Australians are suddenly confident again about their finances and the economy

Australia Day on Bondi Beach. Photo: Brendon Thorne/ Getty Images.

Australian consumer confidence, as measured by the ANZ-Roy Morgan survey, jumped to a more than four-year high in the first week of 2018.

However, with most Australians off enjoying their holidays, there was always a question as to whether or not the sharp improvement was truly driven by improved confidence levels or just temporary, one-off factors.

Indeed, as ANZ pointed out last week when the first report of 2018 was issued, confidence levels do tend to lift in the immediate aftermath of the Christmas-New Year period.

And as many of you already know, Australia is not exactly a bad place to be during summer, right?

Well, we now know the answer as to what drove the improvement: no, it was not just because you were all on holidays, but because you’re truly feeling more confident about your finances and the current state of the economy.

According to last week’s survey, confidence levels rose strongly again.

The headline ANZ-Roy Morgan Consumer Confidence index increased 1.2% to 123.5 points, leaving it at the the highest level since October 2013.

“The rise in confidence is quite encouraging and is consistent with the positive data out on building approvals and retail sales,” said David Plank, Head of Australian Economics at ANZ Bank.

“Last week, we noted a positive seasonal bias to the first reading of the year. There is no clear seasonal bias in the second week, suggesting that the improvement in confidence this year may be more than just an empty resolution.”

As seen in the chart below from ANZ, the index now sits well above its long-run average of 112.9.

Source: ANZ

According to Plank, the improvement last week reflected improved sentiment towards current financial and economic conditions, along with the outlook for household spending.

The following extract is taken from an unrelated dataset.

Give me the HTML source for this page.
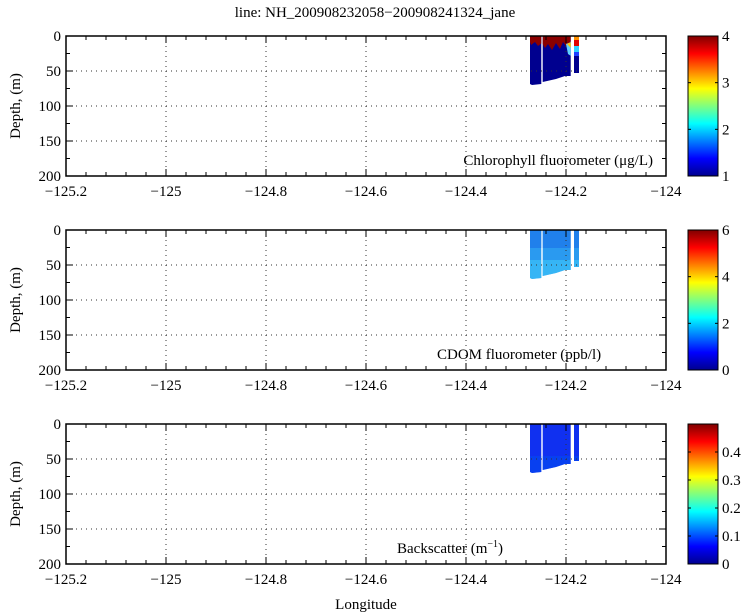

“The current finances sub-index rose 2.0% following a solid 5.8% rise the week prior,” he said, adding that “sentiment around current economic conditions rose 1.4%, bringing the index to its highest value since March 2013.”

That helped to offset small declines in sentiment towards finances in the year ahead and the economy looking five years ahead which dipped by 0.2% and 0.5% respectively, partially reversing strong gains reported in the previous week.

Along with the increase in the current finances subindex which has a reasonable relationship to changes in household spending levels, the final component in the survey — whether now was a good time to buy a household item — also offered hope on the outlook for consumption, rising by 3.4%, well above its historic average.

While a promising sign for the household sector and, as a consequence, the broader Australian economy, Plank says that upcoming wage data from the ABS will likely determine whether the recent improvement will be sustained longer-term.

“In our view, persistently low wage growth has acted to constrain rising confidence for some time<' he says. "As such we see the February wage data as vital to how consumer confidence plays out over the coming months. "In the near term, the employment numbers, out later this week, may also have an impact.” The ABS will release Australia's December jobs report on Thursday, January 18. Following one month later, the ABS will also release Australia's December quarter wage price index on February 21.